Mia Wasikowska on ditching the Disney Princess cliché
It’s been six years since the 2010 Disney live-action adaptation of Alice in Wonderland hit the silver screen and Mia Wasikowska, the film’s star, has experienced a world of change. When Tim Burton first directed her in the blockbuster, Wasikowska was a young woman still on her way to becoming a household name in Hollywood. Now, at 26, with more than 20 movies under her belt, she’s light years away from that person. When she walks into a West Hollywood hotel, sporting a pixie cut and a white Marni blouse, you can sense her confidence. It’s an earned assurance, as the Australian actress has taken on roles in beloved films such as Madame Bovary, The Kids Are All Right and Crimson Peak with a kind of Tilda Swinton-ian aplomb.
As her performance in Maps To The Stars attests, she plays weird well. But in 2013’s Tracks, she offers audiences something different: a grounded performance with relatable anxiety. Her next challenge is to revisit Alice—the role for which she is best known—in the upcoming Alice Through The Looking Glass. Aside from the obvious earning draw (the first film grossed more than $1 billion, which her new paycheque is likely to reflect), Wasikowska returns to an Alice that is nearly as evolved as she is. This time around, she is world’s away from emulating anything that remotely resembles a Disney Princess cliché. “In the first film, Alice was quite uncomfortable and awkward—she was very much finding her footing,” says Wasikowska, leaning toward me as we chat. “In this one, she has spent over a year travelling and being the captain of a ship. She has been productive and is feeling very empowered. She is more sure of herself. I can associate with that.”
Six years seems like six decades in Hollywood and to paraphrase Alice author Lewis Carroll, sometimes forever is as long as “just one second.” For example, when Wasikowska first began chatting up the Cheshire Cat (voiced by Stephen Fry) and trading barbs with the Mad Hatter (Johnny Depp), Instagram was a questionable, fledgling app that most stars avoided like the plague—Wasikowska still does. Instead of sharing images with everyone online, she’s been spending time directing her own film, Afterbirth, her first major release, which is part of a short-film series called Madly.
“She wants to put her energy into the craft of moviemaking,” says Alice producer Suzanne Todd. “Although we would love for her to jump into the world of social media, it’s what sets her apart and, perhaps, what has helped keep her out of the headlines for the wrong reasons. She’s grown into a woman who has been able to avert a lot of the scrutiny and criticism that comes with being in the business. I think it’s because she keeps her cards close to her chest when it matters—it kind of makes her an accidental role model.”

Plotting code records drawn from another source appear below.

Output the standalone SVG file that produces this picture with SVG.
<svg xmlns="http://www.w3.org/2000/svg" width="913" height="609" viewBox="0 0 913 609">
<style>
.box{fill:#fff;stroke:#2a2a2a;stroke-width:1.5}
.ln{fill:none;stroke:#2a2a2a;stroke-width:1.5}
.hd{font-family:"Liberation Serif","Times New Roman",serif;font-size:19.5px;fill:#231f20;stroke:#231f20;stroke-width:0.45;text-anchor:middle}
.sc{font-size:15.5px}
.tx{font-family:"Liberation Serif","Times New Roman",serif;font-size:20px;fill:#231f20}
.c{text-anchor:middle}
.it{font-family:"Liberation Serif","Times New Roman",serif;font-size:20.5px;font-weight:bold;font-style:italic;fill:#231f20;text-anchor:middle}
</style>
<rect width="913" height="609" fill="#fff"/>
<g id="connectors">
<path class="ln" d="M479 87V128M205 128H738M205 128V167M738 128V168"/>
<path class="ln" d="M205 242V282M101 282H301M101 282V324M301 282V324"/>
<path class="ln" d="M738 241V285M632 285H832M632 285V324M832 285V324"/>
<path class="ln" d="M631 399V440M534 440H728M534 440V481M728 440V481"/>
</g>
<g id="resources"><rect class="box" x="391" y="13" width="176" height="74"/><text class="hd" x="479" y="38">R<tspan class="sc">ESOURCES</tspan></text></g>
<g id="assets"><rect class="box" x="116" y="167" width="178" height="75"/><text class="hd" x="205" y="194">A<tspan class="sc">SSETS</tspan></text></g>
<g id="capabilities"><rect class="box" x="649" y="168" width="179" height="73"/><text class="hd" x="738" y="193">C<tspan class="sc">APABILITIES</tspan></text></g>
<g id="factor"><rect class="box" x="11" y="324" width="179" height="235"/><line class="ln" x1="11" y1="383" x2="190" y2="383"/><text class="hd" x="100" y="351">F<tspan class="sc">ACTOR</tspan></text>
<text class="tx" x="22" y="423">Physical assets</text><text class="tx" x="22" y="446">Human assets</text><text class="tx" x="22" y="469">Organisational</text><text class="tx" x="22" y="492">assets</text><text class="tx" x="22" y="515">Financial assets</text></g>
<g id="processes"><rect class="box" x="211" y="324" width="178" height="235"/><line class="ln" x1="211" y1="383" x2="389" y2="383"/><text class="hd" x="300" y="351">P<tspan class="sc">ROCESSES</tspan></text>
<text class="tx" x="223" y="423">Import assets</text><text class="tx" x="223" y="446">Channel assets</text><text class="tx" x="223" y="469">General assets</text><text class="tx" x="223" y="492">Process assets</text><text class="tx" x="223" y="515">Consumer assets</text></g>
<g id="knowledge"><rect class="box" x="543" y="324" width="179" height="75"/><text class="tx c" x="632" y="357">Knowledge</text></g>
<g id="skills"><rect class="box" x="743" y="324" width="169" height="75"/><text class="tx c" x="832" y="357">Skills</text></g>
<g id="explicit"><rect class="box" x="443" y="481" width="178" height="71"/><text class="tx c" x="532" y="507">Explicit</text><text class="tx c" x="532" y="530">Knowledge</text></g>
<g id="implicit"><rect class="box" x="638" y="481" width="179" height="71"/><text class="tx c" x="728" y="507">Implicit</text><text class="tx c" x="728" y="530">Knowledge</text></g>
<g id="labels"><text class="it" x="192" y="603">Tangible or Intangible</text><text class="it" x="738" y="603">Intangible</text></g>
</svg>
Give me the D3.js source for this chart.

Director James Bobin was brought in to reinvent Wonderland, and he sees Alice 2.0 as a feminist. Wasikowska agrees: “At the time the film is set, it’s much further behind than we are now. She had very high expectations for her role in society—the expectations of her were so low. She didn’t want to just submit to getting married and being a wife.”
To help further elevate Carroll’s hallucinogenic Wonderland, costume designer Colleen Atwood, who won an Oscar for her work on the first Alice, returns with her signature weirdness. In this version, Helena Bonham Carter appears as a Gareth Pugh-inspired Red Queen, fitted in couture-ish armour, which looks like it’s made of plants and vines. A new character called Time (played by Sacha Baron Cohen)—made to represent life’s hours—also gets a wing-shouldered outfit, which seems plucked from the closets of a Russian czar and a whirling dervish. This time around the wardrobe budget more than doubled, which gives young audiences an eye full, but the hidden themes of the script give it a depth that adults can connect with. “The message is to not mess around with time or obsess or fix things that have happened,” says Wasikowska. “It’s more about appreciating what’s happening now. I have a similar relationship in terms of trying to appreciate the now and not dwell on what’s happened.”